Photography is the result of combining several technical discoveries. Long before the first photographs were made, Chinese philosopher Mo Di and Greek mathematicians Aristotle and Euclid described a pinhole camera in the 5th and 4th centuries BC. In the 6th century CE, Byzantine mathematician Anthemius of Tralles used a type of camera obscura in his experiments, Ibn al-Haytham (Alhazen) (965–1040) studied the camera obscura and pinhole camera, Albertus Magnus (1193–1280) discovered silver nitrate, and Georges Fabricius (1516–1571) discovered silver chloride. Daniele Barbaro described a diaphragm in 1568. Wilhelm Homberg described how light darkened some chemicals (photochemical effect) in 1694. The fiction book Giphantie, published in 1760, by French author Tiphaigne de la Roche, described what can be interpreted as photography.

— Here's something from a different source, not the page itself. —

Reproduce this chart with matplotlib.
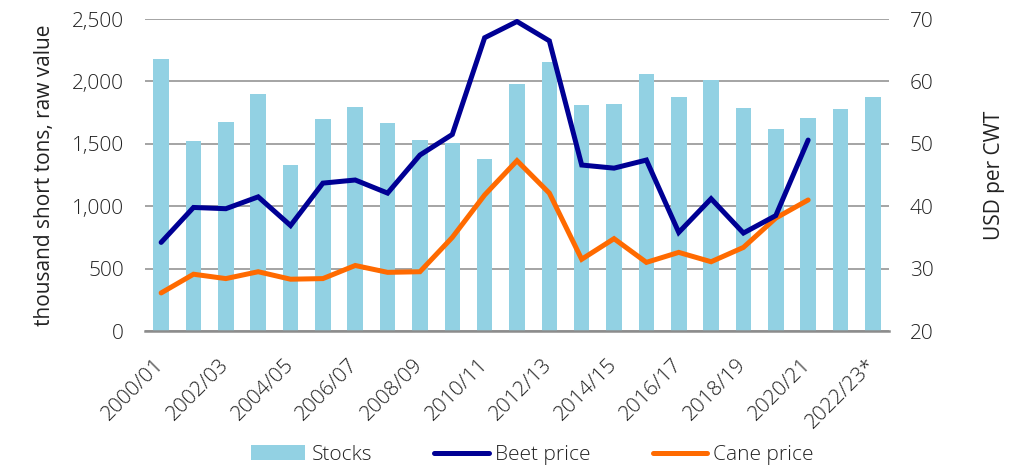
import matplotlib.pyplot as plt
import numpy as np
from matplotlib.lines import Line2D
from matplotlib.patches import Patch

plt.rcParams["font.family"] = ["Open Sans", "DejaVu Sans"]
plt.rcParams["font.weight"] = "light"

seasons = ["2000/01", "2001/02", "2002/03", "2003/04", "2004/05", "2005/06",
           "2006/07", "2007/08", "2008/09", "2009/10", "2010/11", "2011/12",
           "2012/13", "2013/14", "2014/15", "2015/16", "2016/17", "2017/18",
           "2018/19", "2019/20", "2020/21", "2021/22", "2022/23*"]

# thousand short tons, raw value
stocks = [2180, 1525, 1672, 1896, 1330, 1699, 1797, 1664, 1533, 1504, 1376,
          1979, 2155, 1811, 1816, 2057, 1875, 2009, 1784, 1619, 1707, 1779, 1875]

# USD per CWT (no data for last two seasons)
beet_price = [34.2, 39.8, 39.6, 41.5, 36.9, 43.7, 44.2, 42.1, 48.2, 51.5, 67.0,
              69.6, 66.5, 46.6, 46.1, 47.4, 35.8, 41.2, 35.7, 38.5, 50.6]
cane_price = [26.1, 29.1, 28.4, 29.5, 28.3, 28.4, 30.5, 29.4, 29.5, 35.0, 41.8,
              47.3, 42.1, 31.5, 34.8, 31.0, 32.6, 31.1, 33.4, 38.1, 41.0]

BAR_C = "#92d1e3"
BEET_C = "#000094"
CANE_C = "#ff6a00"
TXT_C = "#222222"
GRID_C = "#8c8c8c"

fig = plt.figure(figsize=(10.18, 4.67), dpi=100)
ax = fig.add_axes([0.1424, 0.2912, 0.7309, 0.6681])
ax2 = ax.twinx()

x = np.arange(len(seasons))
ax.bar(x, stocks, width=0.48, color=BAR_C, zorder=2)
ax.set_xlim(-0.5, len(seasons) - 0.5)
ax.set_ylim(0, 2500)
ax.set_yticks(np.arange(0, 2501, 500))
ax.set_yticklabels([f"{v:,}" for v in range(0, 2501, 500)])
ax.yaxis.grid(True, color=GRID_C, linewidth=1.1, zorder=0)
ax.set_axisbelow(True)

ax2.plot(x[:len(beet_price)], beet_price, color=BEET_C, linewidth=3.6,
         solid_capstyle="round", solid_joinstyle="miter", zorder=4)
ax2.plot(x[:len(cane_price)], cane_price, color=CANE_C, linewidth=3.6,
         solid_capstyle="round", solid_joinstyle="miter", zorder=3)
ax2.set_ylim(20, 70)
ax2.set_yticks(np.arange(20, 71, 10))

for a in (ax, ax2):
    for s in a.spines.values():
        s.set_visible(False)
    a.tick_params(axis="y", length=0, labelsize=15, colors=TXT_C, pad=15)
ax.spines["bottom"].set_visible(True)
ax.spines["bottom"].set_color(GRID_C)
ax.spines["bottom"].set_linewidth(1.8)

ax.set_xticks(x[::2])
ax.set_xticklabels(seasons[::2], rotation=45, ha="right", va="center",
                   rotation_mode="anchor")
ax.tick_params(axis="x", length=0, labelsize=15, colors=TXT_C, pad=22)

ax.set_ylabel("thousand short tons, raw value", fontsize=15, color=TXT_C,
              labelpad=12)
ax2.set_ylabel("USD per CWT", fontsize=15, color=TXT_C, labelpad=36)

handles = [
    Patch(facecolor=BAR_C, edgecolor="none", label="Stocks"),
    Line2D([0], [0], color=BEET_C, linewidth=3.6, solid_capstyle="round",
           label="Beet price"),
    Line2D([0], [0], color=CANE_C, linewidth=3.6, solid_capstyle="round",
           label="Cane price"),
]
leg = fig.legend(handles=handles, loc="lower center", ncol=3,
                 bbox_to_anchor=(0.523, -0.036), frameon=False, fontsize=15,
                 handlelength=2.6, handletextpad=0.3, columnspacing=3.0)
for t in leg.get_texts():
    t.set_color(TXT_C)

fig.savefig("out.png", dpi=100)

Invented in the first decades of the 19th century, photography (by way of the camera) seemed able to capture more detail and information than traditional mediums, such as painting and sculpting. Photography as a usable process goes back to the 1820s with the development of chemical photography. The first permanent photoetching was an image produced in 1822 by the French inventor Nicephore Niepce, but it was destroyed by a later attempt to duplicate it. Niepce was successful again in 1825. He made the first permanent photograph from nature with a camera obscura in 1826. However, because his photographs took so long to expose (8 hours), he sought to find a new process. Working in conjunction with Louis Daguerre, they experimented with silver compounds based on a Johann Heinrich Schultz discovery in 1816 that a silver and chalk mixture darkens when exposed to light. Niepce died in 1833, but Daguerre continued the work, eventually culminating with the development of the daguerreotype in 1837. Daguerre took the first ever photo of a person in 1839 when, while taking a daguerreotype of a Paris street, a pedestrian stopped for a shoe shine, long enough to be captured by the long exposure (several minutes). Eventually, France agreed to pay Daguerre a pension for his formula, in exchange for his promise to announce his discovery to the world as the gift of France, which he did in 1839.